*STATED TASK*
Restrict the output to the lines below starting at the one that contains "Emit a Python" and ending at the one that contains "import pandas as pd", and restate them word for word, both ends included.

++++ AVAILABLE DATA

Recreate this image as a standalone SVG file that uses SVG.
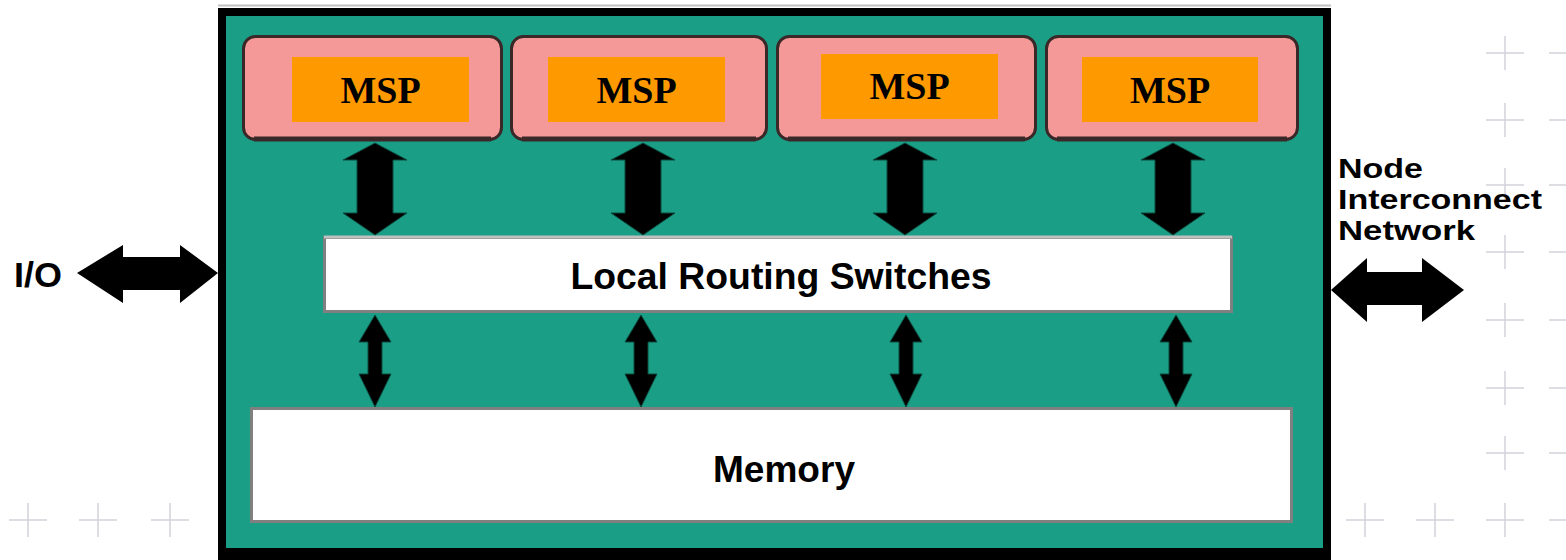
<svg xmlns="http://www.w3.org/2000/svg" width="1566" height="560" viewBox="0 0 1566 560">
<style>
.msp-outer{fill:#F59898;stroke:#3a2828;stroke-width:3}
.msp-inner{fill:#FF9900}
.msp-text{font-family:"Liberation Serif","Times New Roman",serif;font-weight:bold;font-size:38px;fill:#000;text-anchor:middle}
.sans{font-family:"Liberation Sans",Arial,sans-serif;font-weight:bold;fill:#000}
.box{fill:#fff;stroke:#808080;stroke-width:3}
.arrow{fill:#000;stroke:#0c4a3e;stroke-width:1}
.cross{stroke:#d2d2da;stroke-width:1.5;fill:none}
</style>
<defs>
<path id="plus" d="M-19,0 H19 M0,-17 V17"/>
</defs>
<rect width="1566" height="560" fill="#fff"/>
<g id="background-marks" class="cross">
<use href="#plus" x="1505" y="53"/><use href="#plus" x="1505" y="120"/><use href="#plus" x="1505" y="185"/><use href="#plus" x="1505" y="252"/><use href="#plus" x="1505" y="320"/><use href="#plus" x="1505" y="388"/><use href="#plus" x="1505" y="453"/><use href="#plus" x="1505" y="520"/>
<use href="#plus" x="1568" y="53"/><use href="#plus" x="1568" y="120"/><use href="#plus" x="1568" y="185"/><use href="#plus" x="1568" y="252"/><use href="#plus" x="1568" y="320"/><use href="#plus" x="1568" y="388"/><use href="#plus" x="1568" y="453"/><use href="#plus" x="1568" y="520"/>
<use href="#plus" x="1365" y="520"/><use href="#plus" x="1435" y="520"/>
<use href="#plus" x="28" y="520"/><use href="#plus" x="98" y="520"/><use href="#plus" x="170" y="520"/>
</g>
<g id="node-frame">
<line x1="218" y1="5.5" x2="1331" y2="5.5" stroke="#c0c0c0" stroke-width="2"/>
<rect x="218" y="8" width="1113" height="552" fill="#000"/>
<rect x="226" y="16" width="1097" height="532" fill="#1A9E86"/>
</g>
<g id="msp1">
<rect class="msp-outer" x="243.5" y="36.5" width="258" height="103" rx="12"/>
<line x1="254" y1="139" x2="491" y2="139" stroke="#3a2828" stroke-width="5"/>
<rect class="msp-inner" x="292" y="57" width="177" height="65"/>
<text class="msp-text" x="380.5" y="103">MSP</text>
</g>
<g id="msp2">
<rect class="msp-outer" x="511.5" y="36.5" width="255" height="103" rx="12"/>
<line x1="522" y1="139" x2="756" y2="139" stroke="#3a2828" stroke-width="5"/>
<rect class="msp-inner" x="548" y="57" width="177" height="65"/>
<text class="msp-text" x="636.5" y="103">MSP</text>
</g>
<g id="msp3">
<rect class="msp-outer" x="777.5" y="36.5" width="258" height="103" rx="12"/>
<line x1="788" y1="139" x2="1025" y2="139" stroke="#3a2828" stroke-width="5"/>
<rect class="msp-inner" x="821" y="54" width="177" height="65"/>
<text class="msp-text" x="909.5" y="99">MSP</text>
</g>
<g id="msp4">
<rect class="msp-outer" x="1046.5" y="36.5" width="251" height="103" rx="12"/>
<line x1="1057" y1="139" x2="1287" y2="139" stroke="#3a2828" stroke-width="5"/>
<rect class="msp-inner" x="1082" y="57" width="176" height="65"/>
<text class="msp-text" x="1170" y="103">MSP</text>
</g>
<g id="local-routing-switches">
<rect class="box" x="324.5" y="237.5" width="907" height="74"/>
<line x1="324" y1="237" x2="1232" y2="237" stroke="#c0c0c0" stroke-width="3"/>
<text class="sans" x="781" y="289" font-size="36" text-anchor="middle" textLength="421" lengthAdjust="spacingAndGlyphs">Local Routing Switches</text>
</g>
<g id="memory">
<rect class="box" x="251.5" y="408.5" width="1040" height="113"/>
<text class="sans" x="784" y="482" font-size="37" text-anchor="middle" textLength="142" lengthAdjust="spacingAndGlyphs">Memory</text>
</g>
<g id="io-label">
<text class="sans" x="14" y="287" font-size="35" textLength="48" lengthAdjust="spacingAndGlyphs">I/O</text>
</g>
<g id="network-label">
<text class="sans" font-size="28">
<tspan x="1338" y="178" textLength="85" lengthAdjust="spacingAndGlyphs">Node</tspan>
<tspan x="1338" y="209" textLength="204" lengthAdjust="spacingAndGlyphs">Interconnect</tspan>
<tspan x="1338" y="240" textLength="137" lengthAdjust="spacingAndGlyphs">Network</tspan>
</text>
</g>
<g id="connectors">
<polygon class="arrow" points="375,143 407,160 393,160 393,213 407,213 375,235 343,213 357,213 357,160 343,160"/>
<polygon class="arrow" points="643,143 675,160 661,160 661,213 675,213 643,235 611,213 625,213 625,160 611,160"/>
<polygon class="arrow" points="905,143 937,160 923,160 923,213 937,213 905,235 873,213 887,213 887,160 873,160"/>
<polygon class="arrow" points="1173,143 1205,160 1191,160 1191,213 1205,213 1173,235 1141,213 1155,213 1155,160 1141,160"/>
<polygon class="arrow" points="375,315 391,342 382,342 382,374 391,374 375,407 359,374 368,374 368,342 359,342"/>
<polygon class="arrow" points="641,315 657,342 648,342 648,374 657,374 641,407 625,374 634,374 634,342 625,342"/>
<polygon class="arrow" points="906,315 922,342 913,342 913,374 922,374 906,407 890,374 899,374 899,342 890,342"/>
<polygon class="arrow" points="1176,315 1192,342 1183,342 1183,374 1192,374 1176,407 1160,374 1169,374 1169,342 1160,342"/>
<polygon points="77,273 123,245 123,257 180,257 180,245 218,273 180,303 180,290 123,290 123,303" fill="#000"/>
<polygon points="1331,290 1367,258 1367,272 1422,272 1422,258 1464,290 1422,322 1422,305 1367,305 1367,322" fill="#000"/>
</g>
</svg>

++++++++
++++ AVAILABLE DATA

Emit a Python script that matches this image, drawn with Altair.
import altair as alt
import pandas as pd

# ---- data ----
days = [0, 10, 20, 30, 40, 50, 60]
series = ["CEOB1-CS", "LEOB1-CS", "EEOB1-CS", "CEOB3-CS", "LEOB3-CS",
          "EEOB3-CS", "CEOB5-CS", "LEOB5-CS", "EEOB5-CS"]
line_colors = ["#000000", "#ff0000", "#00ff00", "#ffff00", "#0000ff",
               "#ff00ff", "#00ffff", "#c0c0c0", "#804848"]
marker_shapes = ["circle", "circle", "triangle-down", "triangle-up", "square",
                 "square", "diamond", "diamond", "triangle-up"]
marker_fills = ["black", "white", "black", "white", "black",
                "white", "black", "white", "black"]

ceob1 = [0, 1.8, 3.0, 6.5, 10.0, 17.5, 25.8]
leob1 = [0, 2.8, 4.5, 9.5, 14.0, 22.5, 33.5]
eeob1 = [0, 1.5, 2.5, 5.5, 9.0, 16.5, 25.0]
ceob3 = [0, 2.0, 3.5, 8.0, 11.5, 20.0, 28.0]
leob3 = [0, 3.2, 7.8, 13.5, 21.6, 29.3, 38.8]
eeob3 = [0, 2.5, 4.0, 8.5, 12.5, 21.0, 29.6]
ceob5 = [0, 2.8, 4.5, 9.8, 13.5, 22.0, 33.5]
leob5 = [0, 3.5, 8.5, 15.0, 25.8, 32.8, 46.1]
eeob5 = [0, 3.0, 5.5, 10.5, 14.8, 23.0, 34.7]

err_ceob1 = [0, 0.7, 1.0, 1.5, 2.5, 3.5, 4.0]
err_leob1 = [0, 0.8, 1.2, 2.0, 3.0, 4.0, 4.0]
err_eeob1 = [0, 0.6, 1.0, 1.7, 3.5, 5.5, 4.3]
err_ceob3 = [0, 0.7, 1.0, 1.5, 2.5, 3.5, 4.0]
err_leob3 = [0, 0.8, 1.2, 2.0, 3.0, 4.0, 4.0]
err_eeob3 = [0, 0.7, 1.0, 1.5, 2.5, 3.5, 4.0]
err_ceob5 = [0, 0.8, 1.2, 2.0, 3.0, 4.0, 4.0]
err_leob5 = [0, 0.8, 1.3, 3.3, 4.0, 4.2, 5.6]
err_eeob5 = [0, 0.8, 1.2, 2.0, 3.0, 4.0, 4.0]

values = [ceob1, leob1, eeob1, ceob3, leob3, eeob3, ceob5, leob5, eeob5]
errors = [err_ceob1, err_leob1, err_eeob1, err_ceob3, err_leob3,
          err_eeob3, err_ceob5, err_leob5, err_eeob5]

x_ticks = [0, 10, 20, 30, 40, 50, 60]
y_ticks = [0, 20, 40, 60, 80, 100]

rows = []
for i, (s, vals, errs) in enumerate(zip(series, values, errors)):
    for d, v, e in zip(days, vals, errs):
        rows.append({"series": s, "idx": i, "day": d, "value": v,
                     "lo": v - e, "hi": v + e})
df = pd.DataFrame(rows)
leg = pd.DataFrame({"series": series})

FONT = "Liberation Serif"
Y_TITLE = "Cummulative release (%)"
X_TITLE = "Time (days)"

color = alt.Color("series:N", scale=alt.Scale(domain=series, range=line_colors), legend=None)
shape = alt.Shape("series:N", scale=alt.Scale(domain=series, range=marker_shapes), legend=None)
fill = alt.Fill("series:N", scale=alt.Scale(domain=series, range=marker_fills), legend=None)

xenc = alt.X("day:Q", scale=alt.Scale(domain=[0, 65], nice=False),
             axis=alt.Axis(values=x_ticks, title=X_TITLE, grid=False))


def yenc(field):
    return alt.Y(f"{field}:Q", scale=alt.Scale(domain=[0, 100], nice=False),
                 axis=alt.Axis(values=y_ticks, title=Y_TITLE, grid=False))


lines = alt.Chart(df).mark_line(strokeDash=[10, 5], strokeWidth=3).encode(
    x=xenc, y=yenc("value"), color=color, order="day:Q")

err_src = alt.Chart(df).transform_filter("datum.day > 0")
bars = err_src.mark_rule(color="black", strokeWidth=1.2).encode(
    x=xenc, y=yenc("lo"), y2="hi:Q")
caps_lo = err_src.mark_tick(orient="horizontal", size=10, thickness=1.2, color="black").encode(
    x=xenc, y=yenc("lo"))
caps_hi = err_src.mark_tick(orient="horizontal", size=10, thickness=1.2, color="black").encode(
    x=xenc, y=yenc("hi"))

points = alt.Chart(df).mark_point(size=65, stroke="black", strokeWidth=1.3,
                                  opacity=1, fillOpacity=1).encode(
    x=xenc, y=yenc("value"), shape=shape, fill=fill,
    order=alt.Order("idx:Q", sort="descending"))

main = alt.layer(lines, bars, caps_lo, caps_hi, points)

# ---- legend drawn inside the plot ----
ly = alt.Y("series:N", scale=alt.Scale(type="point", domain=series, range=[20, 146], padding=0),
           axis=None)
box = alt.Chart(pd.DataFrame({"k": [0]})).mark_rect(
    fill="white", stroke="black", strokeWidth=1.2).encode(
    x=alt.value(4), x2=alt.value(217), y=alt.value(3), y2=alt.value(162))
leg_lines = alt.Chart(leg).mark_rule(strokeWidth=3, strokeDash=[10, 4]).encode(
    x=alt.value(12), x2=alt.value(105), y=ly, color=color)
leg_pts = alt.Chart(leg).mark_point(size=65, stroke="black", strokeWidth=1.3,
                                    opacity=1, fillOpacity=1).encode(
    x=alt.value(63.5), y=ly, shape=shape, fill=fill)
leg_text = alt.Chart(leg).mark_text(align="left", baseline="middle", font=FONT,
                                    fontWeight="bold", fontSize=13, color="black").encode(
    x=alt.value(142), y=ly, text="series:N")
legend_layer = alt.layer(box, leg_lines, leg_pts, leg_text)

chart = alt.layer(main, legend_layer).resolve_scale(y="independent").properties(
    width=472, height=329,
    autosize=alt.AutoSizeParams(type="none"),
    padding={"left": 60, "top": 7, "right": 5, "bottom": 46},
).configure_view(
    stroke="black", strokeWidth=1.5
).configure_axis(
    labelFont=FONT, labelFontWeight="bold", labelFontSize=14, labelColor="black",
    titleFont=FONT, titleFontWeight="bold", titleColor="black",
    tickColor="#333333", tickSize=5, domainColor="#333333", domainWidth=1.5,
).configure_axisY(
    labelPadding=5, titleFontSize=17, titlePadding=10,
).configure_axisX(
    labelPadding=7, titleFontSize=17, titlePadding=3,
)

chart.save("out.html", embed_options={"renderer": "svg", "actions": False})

++++++++
++++ AVAILABLE DATA

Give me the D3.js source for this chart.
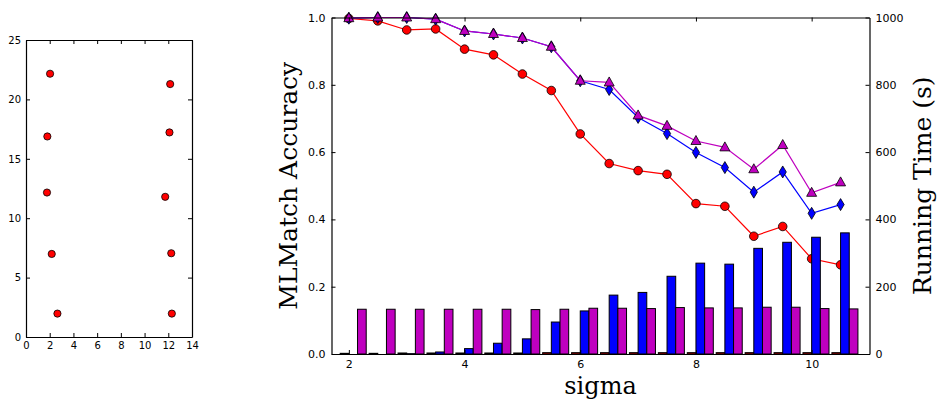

++++++++

*WORKED ANSWER*
Emit a Python script that matches this image, drawn with Altair.
import altair as alt
import pandas as pd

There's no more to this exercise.